There’s something that’s operating there that you can tell who a sex worker is by how they look…It says more, I think, about people’s need to believe that sex workers are somehow completely separate from the rest of society, and I think that some of the anxiety that we’re looking at right now just as a culture, as the sex industry is diversifying and broadening, or perhaps as we’re able to see that it is actually quite diverse, more than we ever have before, the fact that it’s provoking like a category panic… “I thought that those people were on the bad part of town.”…I was just reading the Duke student paper piece about the Duke student who was outed for being a porn performer, and the reporter actually inserts herself several times to sort of interrogate her own biases, like “Oh, I couldn’t believe that she just looked like one of us!”…

If they look like me, then that’s something that I could be doing someday too.

Your book ends by considering the past few decades and the potential future of sex work organizing. What stand out to you as particularly effective tactics or particularly promising forms of leverage?

I think the shift I’ve seen over the last ten years is we’ve been moving away from these organizations that seem to be really reliant on one person’s visibility and oftentimes outside resources to keep something afloat…

I’ve seen a shift away from that in sex workers’ organizations towards really taking on practical and very time-honed tactics of community organizing—of building up their own resources and power as an organization or a group of people. You know, a lot of sex worker organizing isn’t particularly formal…

I see a lot of echoes with sort of [the] twists and turns in LGBT organizing, where there have been moments where LGBT organizing was like, “Oh no, we’re just like you. We want the same things that everybody else does…The only thing that’s different about us is our sexual orientation.” And there are definitely moments in sex worker organizing that feel like that similar thing, of what some people would say is “the politics of respectability,” of passing and assimilation. And then there are other moments where people are saying, “Actually, no, we are quite different, and we have different needs and that needs to be respected too.
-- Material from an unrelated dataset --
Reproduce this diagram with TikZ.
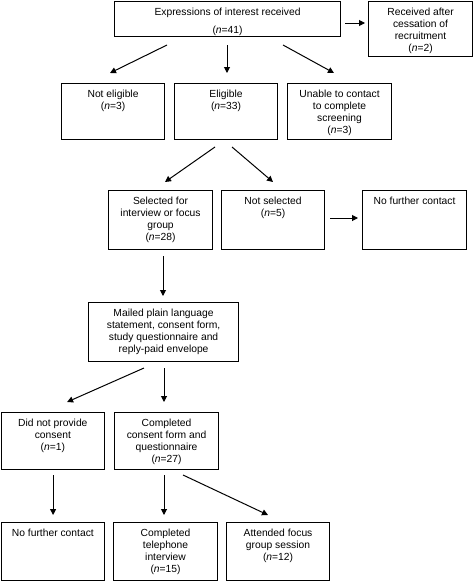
\documentclass[tikz,border=0pt]{standalone}
\usepackage{fontspec}
\setmainfont{Liberation Sans}
\usetikzlibrary{arrows.meta,calc}
\newcommand{\bxt}[3]{\parbox[t][#2pt][t]{#1pt}{\centering\rule{0pt}{14pt}#3\par}}
\newcommand{\nn}{\textit{n}}
\begin{document}
\begin{tikzpicture}[x=1pt,y=-1pt,
  box/.style={draw, line width=1.1pt, inner sep=0pt, anchor=north west,
    font=\fontsize{10.3pt}{12pt}\selectfont},
  arr/.style={line width=1pt, -{Triangle[length=6pt,width=6pt]}}]
\useasboundingbox (0,0) rectangle (473,581);
% row 0
\node[box] (A) at (114,0.8) {\bxt{226}{35}{Expressions of interest received\\[6pt](\nn=41)}};
\node[box] (R) at (368,0.8) {\bxt{104}{55.5}{Received after\\cessation of\\recruitment\\(\nn=2)}};
% row 1
\node[box] (NE) at (61,83) {\bxt{103}{56}{Not eligible\\(\nn=3)}};
\node[box] (E) at (174,83) {\bxt{103}{56}{Eligible\\(\nn=33)}};
\node[box] (U) at (287,83) {\bxt{104}{56}{Unable to contact\\to complete\\screening\\(\nn=3)}};
% row 2
\node[box] (S) at (108,190) {\bxt{104}{59}{Selected for\\interview or focus\\group\\(\nn=28)}};
\node[box] (NS) at (221,190) {\bxt{103}{59}{Not selected\\(\nn=5)}};
\node[box] (NF1) at (362,190) {\bxt{104}{59}{No further contact}};
% row 3
\node[box] (M) at (88,302) {\bxt{150}{59}{Mailed plain language\\statement, consent form,\\study questionnaire and\\reply-paid envelope}};
% row 4
\node[box] (D) at (0.6,412) {\bxt{103.4}{57}{Did not provide\\consent\\(\nn=1)}};
\node[box] (C) at (114,412) {\bxt{104}{57}{Completed\\consent form and\\questionnaire\\(\nn=27)}};
% row 5
\node[box] (NF2) at (0.6,522) {\bxt{103.4}{58}{No further contact}};
\node[box] (T) at (113,522) {\bxt{104}{58}{Completed\\telephone\\interview\\(\nn=15)}};
\node[box] (F) at (226,522) {\bxt{103}{58}{Attended focus\\group session\\(\nn=12)}};
% arrows
\draw[arr] ($(A.north west)+(231,22.2)$) -- ($(R.north west)+(-3,22.2)$);
\draw[arr] ($(A.north west)+(53,44.2)$) -- ($(NE.north west)+(49,-10)$);
\draw[arr] ($(A.north west)+(113,44.2)$) -- ($(E.north west)+(53,-10)$);
\draw[arr] ($(A.north west)+(169,44.2)$) -- ($(U.north west)+(47,-10)$);
\draw[arr] ($(E.north west)+(41,64)$) -- ($(S.north west)+(57,-8)$);
\draw[arr] ($(E.north west)+(58,64)$) -- ($(NS.north west)+(52,-8)$);
\draw[arr] ($(NS.north west)+(109,28)$) -- ($(NF1.north west)+(-4,28)$);
\draw[arr] ($(S.north west)+(55,66)$) -- ($(M.north west)+(75,-6)$);
\draw[arr] ($(M.north west)+(56,66)$) -- ($(D.north west)+(66.5,-10)$);
\draw[arr] ($(M.north west)+(76,66)$) -- ($(C.north west)+(50,-10)$);
\draw[arr] ($(D.north west)+(52.5,63)$) -- ($(NF2.north west)+(52.5,-7)$);
\draw[arr] ($(C.north west)+(50,63)$) -- ($(T.north west)+(51,-7)$);
\draw[arr] ($(C.north west)+(69,63)$) -- ($(F.north west)+(42,-7)$);
\end{tikzpicture}
\end{document}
We can’t be taken seriously as people with demands only to the extent that our demands match what you think they should be.”…

A women of color, HIV/ AIDS project in new Orleans, called Women With a Vision…have been engaged in a long campaign to end the practice of charging people who are soliciting anal or oral sex for money – which are very common things to solicit in sex work…They were getting charged with this really I think Napoleonic-era law, again, for “soliciting a crime against nature.” …They were able to trace how that impacted women of color and trans women who were doing sex work because they were more likely to get those charges. And they were able to not only stop police from doing this – they were able to change the law, and they were able to get all of the people who have been convicted of this who then as a consequence, had to register as a sex offenders, off the sex offender registry. And it’s impacted hundreds of women…That isn’t a campaign about decriminalizing all prostitution everywhere. This was one particular thing that they were able to build awareness around in the community, bring people together who experienced this, and to find a way to put their voices at the center of their campaign, and then also bring in people who have way more resources than they did, like the Center for Constitutional Rights…and put it in the context of larger issues of police abuse and civil rights. So I’m seeing more and more of that kind of work.